L'analyse de risques pour en finir avec le dilemme de la fin de vie des équipements

Pour être certains de disposer des toutes dernières fonctionnalités mais aussi des services associés, les clients sont incités à procéder à des tech refresh, c'est-à-dire à remplacer régulièrement leurs anciens systèmes par les plus récents.

Poussés par les exigences d'un marché ultra-concurrentiel, les constructeurs de matériel et les éditeurs de logiciels focalisent leurs moyens sur l'innovation. Dans leurs catalogues, de nouvelles générations de produits remplacent perpétuellement les plus anciens. Les cycles de vie sont relativement courts de l’ordre de 5 ans et suivent le plus souvent un schéma identique : la première année est jalonnée de nombreuses versions remédiant aux défauts de conception ; dès la deuxième année, de nouvelles fonctionnalités apparaissent parallèlement à quelques ultimes corrections mineures ; à partir de la troisième année, les évolutions se font plus rares ; enfin, les quatrième et cinquième années, ne sont plus proposées que des fonctionnalités nouvelles, souvent dispensables et parfois annonciatrices de la prochaine génération.

Au terme de ces cinq ans, plus aucune correction ne sera apportée.

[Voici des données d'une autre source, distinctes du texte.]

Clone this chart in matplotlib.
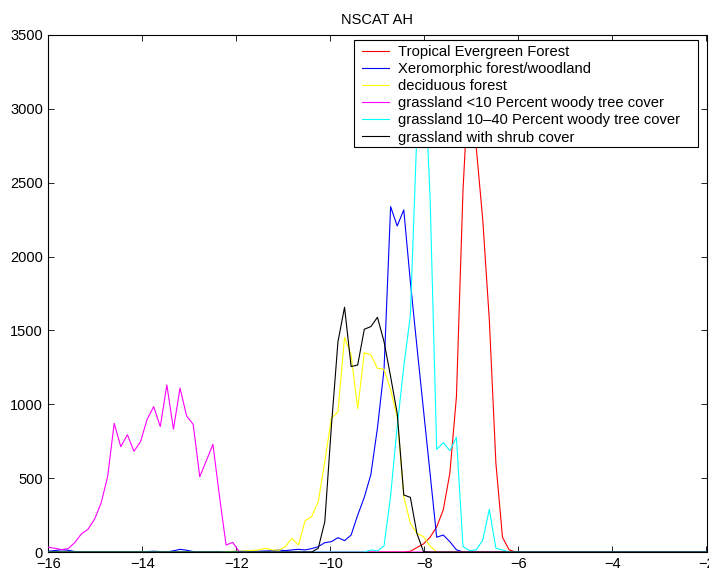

L’équipement atteint sa fin de vie (End of Life, EOL), puis sa fin de support (EOS, End of Support), après laquelle le constructeur ne garantit la disponibilité ni des pièces détachées ni des compétences techniques. Pour être certains de disposer des toutes dernières fonctionnalités mais aussi des services associés, les clients sont ainsi incités à procéder à un tech refresh, c’est-à-dire à remplacer leurs anciens systèmes par les plus récents. Or, les utilisateurs ne sont généralement pas si pressés de sacrifier des équipements qui fonctionnent et remplissent encore parfaitement leur mission. Technologiquement, ils n’y voient pas toujours un bénéfice qui justifierait de bouleverser un environnement qui a fait ses preuves et donne satisfaction. Et financièrement, prolonger la durée de vie des équipements en améliore le TCO, et augmente donc le retour sur l’investissement initial. Ainsi, non seulement beaucoup conservent leurs machines longtemps après les EOL/EOS, mais il est même courant de n’effectuer aucune mise à jour après la mise en production initiale. Par souci de stabilité et de fiabilité, on ne prend guère le risque de toucher au socle technique tel qu’il a été qualifié lors de la phase d’intégration, ce qui pourrait impacter la qualité de service ou remettre en cause l’interopérabilité.

Se crée ainsi un décalage entre la réalité hétérogène du data center et un idéal à l’état de l’art technologique. À l’approche de la fin de vie des équipements, cette forme de dette technique place les DSI face à un dilemme : vaut-il mieux ne toucher à rien tant que cela fonctionne, et avancer sans filet, ou suivre scrupuleusement les préconisations des fabricants, au risque de déstabiliser l’infrastructure ? Comme souvent en informatique, il n’y a pas de réponse systématique. Y compris après l’EOS, il est par exemple toujours possible de trouver sur le marché, pièces, compétences et conseil pour maintenir si besoin les équipements en condition opérationnelle. Quel que soit le type d’équipement et le stade du cycle de vie, le pragmatisme sera donc de mise pour choisir entre laisser en l’état, upgrader ou remplacer.

Pour se déterminer, le plus pertinent est d’évaluer et peser le risque encouru dans les différents cas de figure. Pour cela, on fera réaliser une analyse de risques par un expert de confiance, indépendant des constructeurs et de leurs intérêts. Cette analyse débute par un audit dans lequel on recensera, d’une part, les équipements (modèle, configuration, usage, etc.) et, d’autre part, les événements matériels et logiciels qui impacteront prochainement l’infrastructure (EOL/EOS, mises à jour, correctifs…). Cet état des lieux permet de déterminer l’impact global d’un changement au niveau de tel ou tel maillon de la chaîne technique, et donc le risque, l’intérêt, voire la nécessité, d’y procéder. Au moment de choisir entre le remplacement d’un équipement ou sa prolongation, ceci permet de tenir compte des conséquences pour l’ensemble de son environnement technique et opérationnel.

On peut procéder à cette analyse de façon ponctuelle, notamment à l’approche de la fin de vie d’un équipement critique, mais en faire une action récurrente permet d’obtenir un précieux outil de suivi et de pilotage de l’infrastructure. Grâce à ce point de vue dynamique et global sur l’infrastructure, on pourra s’appuyer sur des critères objectifs pour mieux prioriser les investissements et mieux planifier la modernisation du parc, avec en point de mire une rationalisation ciblée des dépenses et davantage de certitudes en matière de qualité de service.